In one of her songs, Taylor Swift says, "People throw rocks at things that shine." Marianne Williamson is famous for saying, "Our deepest fear is not that we are inadequate. Our deepest fear is that we are powerful beyond measure. It is our light, not our darkness that most frightens us. We ask ourselves, Who am I to be brilliant, gorgeous, talented, fabulous?"
Society has conditioned us against stepping out and claiming the kind of life we want to live. Life is short and time can never be recovered. Each moment is precious and should be lived to the fullest.

 Here are five ways to create lasting change that leads to an amazing life.

1. Start with the inner work. Real change starts within each of us. There are struggles and self-limiting beliefs that we have to battle before we can move forward. Take some time for a self-examination of where you are and where you want to be. Address that little voice in your head that gets uncomfortable at the thought of stepping outside of your comfort zone.

2. Be honest with yourself. For the inner work to manifest, it starts with honesty. It's too easy to lie -- especially to ourselves. Real change starts with getting honest about the things that have held you back in the past, and what scares you about the future. Change lasts when you get honest and stay honest. You will have setbacks, and the honesty helps you keep from covering up what will help you. 

3. Focus on one step at a time. When you look at the big picture, it's easy to get discouraged at everything that needs to happen to create change. If you want to lose 50 pounds, it seems daunting. If you want to leave a job you hate, you get 100 thoughts of all that needs to happen. The best way to approach lasting change is to focus on your next steps. Don't look at the big pictures. Instead, break this down into bite size goals that you work on every day. 

4. Forms habits. Lasting change is most successful when you focus on creating habits. Habits are making lifestyle shifts versus quick wins. You incorporate the changes you want to make into your daily routine. You focus on changing how you think about the things you want to change, which affects the actions you take.
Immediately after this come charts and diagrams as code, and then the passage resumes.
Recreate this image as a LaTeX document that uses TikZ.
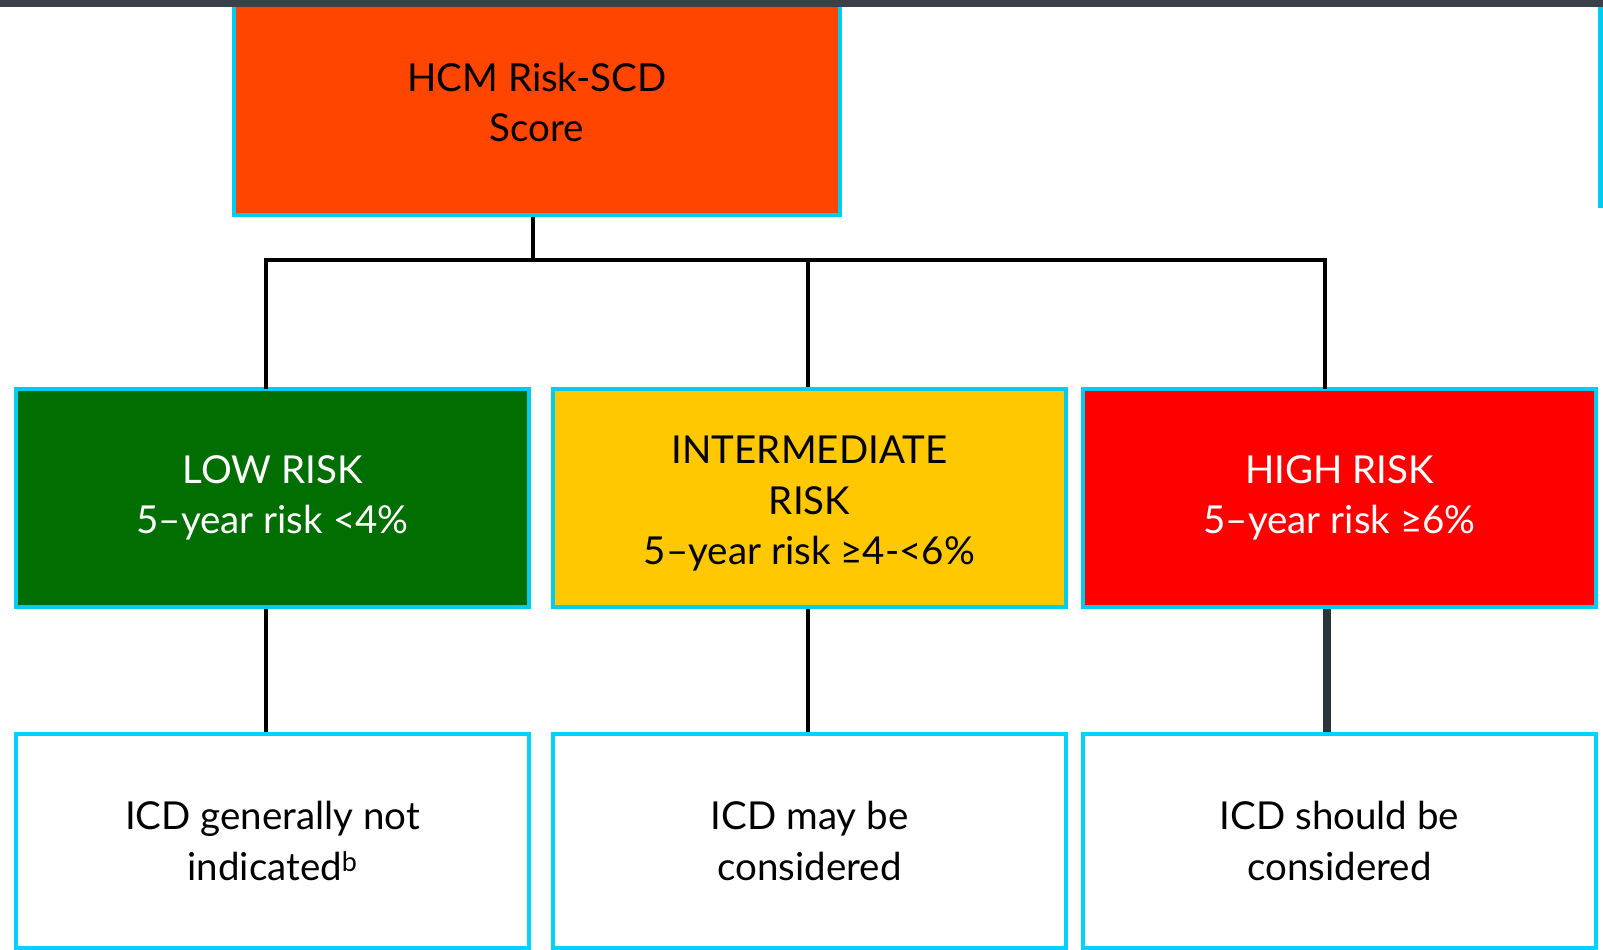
\documentclass[tikz,border=0pt]{standalone}
\usepackage{fontspec}
\setmainfont{Lato}
\begin{document}
\begin{tikzpicture}[x=1pt,y=-1pt,
  box/.style={draw=boxcyan, line width=4pt, minimum width=513pt, inner sep=0pt, align=center,
    font=\fontsize{38.5}{50.5}\selectfont},
  lvl/.style={box, minimum height=218pt},
  icdbox/.style={box, minimum height=214pt, fill=white, draw=outcyan},
  conn/.style={draw=black, line width=4.5pt},
  hiconnstyle/.style={draw=hiconn, line width=8pt}
]
\definecolor{boxcyan}{HTML}{00CCF0}
\definecolor{outcyan}{HTML}{00D2FF}
\definecolor{hcmorange}{HTML}{FF4500}
\definecolor{lowgreen}{HTML}{006E00}
\definecolor{midyellow}{HTML}{FFC800}
\definecolor{hired}{HTML}{FF0000}
\definecolor{barcol}{HTML}{3B414B}
\definecolor{hiconn}{HTML}{28353A}
\useasboundingbox (0,0) rectangle (1603,950);
\clip (0,0) rectangle (1603,950);
% top box
\node[box, fill=hcmorange, minimum width=606pt, minimum height=225pt] (hcm) at (537,102.5) {HCM Risk-SCD\\Score};
% level 2
\node[lvl, fill=lowgreen, text=white] (low) at (272.5,498) {LOW RISK\\5–year risk <4\%};
\node[lvl, fill=midyellow] (mid) at (809.5,498) {\begin{tabular}{@{}c@{}}\rule{0pt}{47.5pt}INTERMEDIATE\\RISK\\5–year risk ≥4-<6\%\end{tabular}};
\node[lvl, fill=hired, text=white] (high) at (1339.5,498) {HIGH RISK\\5–year risk ≥6\%};
% level 3
\node[icdbox] (lowicd) at (272.5,841) {ICD generally not\\indicated\textsuperscript{b}};
\node[icdbox] (midicd) at (809.5,841) {ICD may be\\considered};
\node[icdbox] (highicd) at (1339.5,841) {ICD should be\\considered};
% cut-off box on the right edge
\fill[boxcyan] (1598,7) rectangle (1603,208);
% top bar
\fill[barcol] (0,0) rectangle (1603,7);
% connectors
\coordinate (split) at (533,260);
\draw[conn] ([xshift=-4pt]hcm.south) -- (split);
\draw[conn, line cap=rect] ([xshift=-6.5pt]low.north) |- (split) -| ([xshift=-14.5pt]high.north);
\draw[conn] ([xshift=-1.5pt]mid.north) -- ([xshift=-1.5pt]mid.north |- split);
\draw[conn] ([xshift=-6.5pt]low.south) -- ([xshift=-6.5pt]lowicd.north);
\draw[conn] ([xshift=-1.5pt]mid.south) -- ([xshift=-1.5pt]midicd.north);
\draw[hiconnstyle] ([xshift=-12.5pt]high.south) -- ([xshift=-12.5pt]highicd.north);
\end{tikzpicture}
\end{document}
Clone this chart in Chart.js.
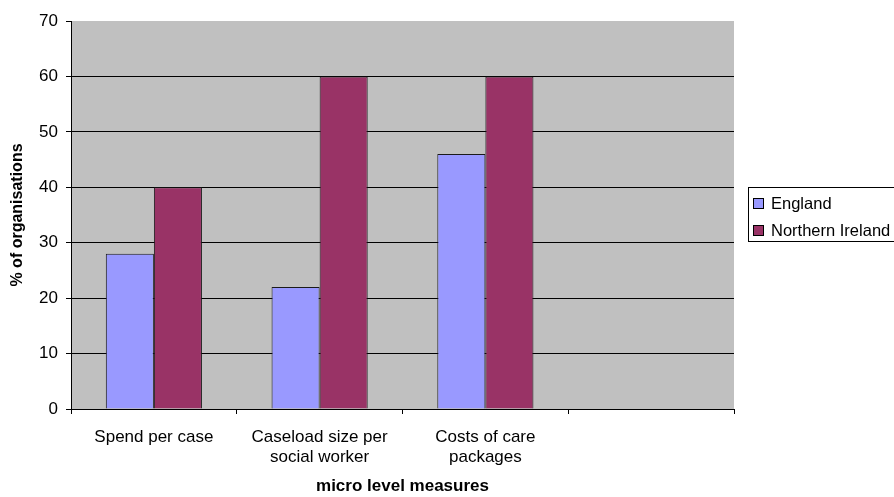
<!DOCTYPE html>
<html>
<head>
<meta charset="utf-8">
<script src="https://cdn.jsdelivr.net/npm/chart.js@4/dist/chart.umd.min.js"></script>
<style>
  html, body { margin: 0; padding: 0; background: #fff; }
  #wrap { width: 894px; height: 497px; }
</style>
</head>
<body>
<div id="wrap"><canvas id="chart" width="894" height="497"></canvas></div>
<script>
// Categories (the fourth slot is an empty group)
const categories = [
  ['Spend per case'],
  ['Caseload size per', 'social worker'],
  ['Costs of care', 'packages'],
  ''
];
const seriesNames = ['England', 'Northern Ireland'];
const englandValues = [28, 22, 46, null];
const northernIrelandValues = [40, 60, 60, null];
const seriesColors = ['#9999FF', '#993366'];
const yMin = 0, yMax = 70, yStep = 10;

const FONT = '"Liberation Sans", Arial, sans-serif';

// Grey plot area behind the bars
const plotBackground = {
  id: 'plotBackground',
  beforeDraw(chart) {
    const { ctx, chartArea: a } = chart;
    ctx.save();
    ctx.fillStyle = '#C0C0C0';
    ctx.fillRect(a.left, a.top, a.right - a.left, a.bottom - a.top);
    ctx.restore();
  }
};

// Boxed legend to the right of the plot
const boxedLegend = {
  id: 'boxedLegend',
  afterDraw(chart) {
    const { ctx } = chart;
    const x0 = 748, y0 = 187, w = 160, h = 54;
    ctx.save();
    ctx.fillStyle = '#fff';
    ctx.fillRect(x0, y0, w, h);
    ctx.strokeStyle = '#000';
    ctx.lineWidth = 1;
    ctx.strokeRect(x0 + 0.5, y0 + 0.5, w, h);
    ctx.font = '16.5px ' + FONT;
    ctx.textBaseline = 'alphabetic';
    ctx.textAlign = 'left';
    chart.data.datasets.forEach((ds, i) => {
      const sy = 198 + i * 27;
      ctx.fillStyle = ds.backgroundColor;
      ctx.fillRect(753, sy, 11, 11);
      ctx.strokeStyle = '#000';
      ctx.strokeRect(753.5, sy + 0.5, 10, 10);
      ctx.fillStyle = '#000';
      ctx.fillText(ds.label, 771, sy + 10.5);
    });
    ctx.restore();
  }
};

new Chart(document.getElementById('chart'), {
  type: 'bar',
  data: {
    labels: categories,
    datasets: [
      {
        label: seriesNames[0],
        data: englandValues,
        backgroundColor: seriesColors[0],
        borderColor: '#1a1a1a',
        borderWidth: 1,
        categoryPercentage: 0.58,
        barPercentage: 1.0
      },
      {
        label: seriesNames[1],
        data: northernIrelandValues,
        backgroundColor: seriesColors[1],
        borderColor: '#1a1a1a',
        borderWidth: 1,
        categoryPercentage: 0.58,
        barPercentage: 1.0
      }
    ]
  },
  options: {
    responsive: false,
    animation: false,
    layout: { padding: { top: 21, right: 160, left: 0, bottom: 0 } },
    plugins: {
      legend: { display: false },
      tooltip: { enabled: false }
    },
    scales: {
      x: {
        offset: true,
        afterFit(scale) { scale.height = 88; },
        grid: {
          display: true,
          drawOnChartArea: false,
          offset: true,
          tickLength: 5,
          tickColor: '#000',
          color: '#000'
        },
        border: { display: true, color: '#000', width: 1 },
        ticks: {
          color: '#000',
          font: { family: FONT, size: 17, lineHeight: 1.18 },
          padding: 13,
          maxRotation: 0,
          autoSkip: false
        },
        title: {
          display: true,
          text: 'micro level measures',
          color: '#000',
          font: { family: FONT, size: 17, weight: 'bold' },
          padding: { top: 0, bottom: 0 }
        }
      },
      y: {
        min: yMin,
        max: yMax,
        afterFit(scale) { scale.width = 71; },
        grid: {
          color: (c) => (c.tick && c.tick.value === yMax) ? 'rgba(0,0,0,0)' : '#000',
          tickColor: '#000',
          tickLength: 5,
          lineWidth: 1
        },
        border: { display: true, color: '#000', width: 1 },
        ticks: {
          stepSize: yStep,
          color: '#000',
          font: { family: FONT, size: 17 },
          padding: 8
        },
        title: {
          display: true,
          text: '% of organisations',
          color: '#000',
          font: { family: FONT, size: 16, weight: 'bold' },
          padding: { top: 8, bottom: 0 }
        }
      }
    }
  },
  plugins: [plotBackground, boxedLegend]
});
</script>
</body>
</html>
5. Stay accountable. Having support in your life can be the difference between success and failure. As much as we want to try this alone, having someone to get honest with you or hold your hand when you stumble, is crucial. It can be family, friends, or a support group, but stay accountable to avoid giving into excuses.
I realize this is all easier said than done, but I hope you realize how important this is. The death of my father and grandfather were my wake up call. They were the catalyst to shake me out of a 12-year period in my life that could best be described as existing. Today, I'm truly living and loving life.
I don't know what your dream life looks like. I only know you can and should do something about it. You can make your dream a reality, and it starts with creating lasting change in your life. Use these five ways to claim the life you truly deserve!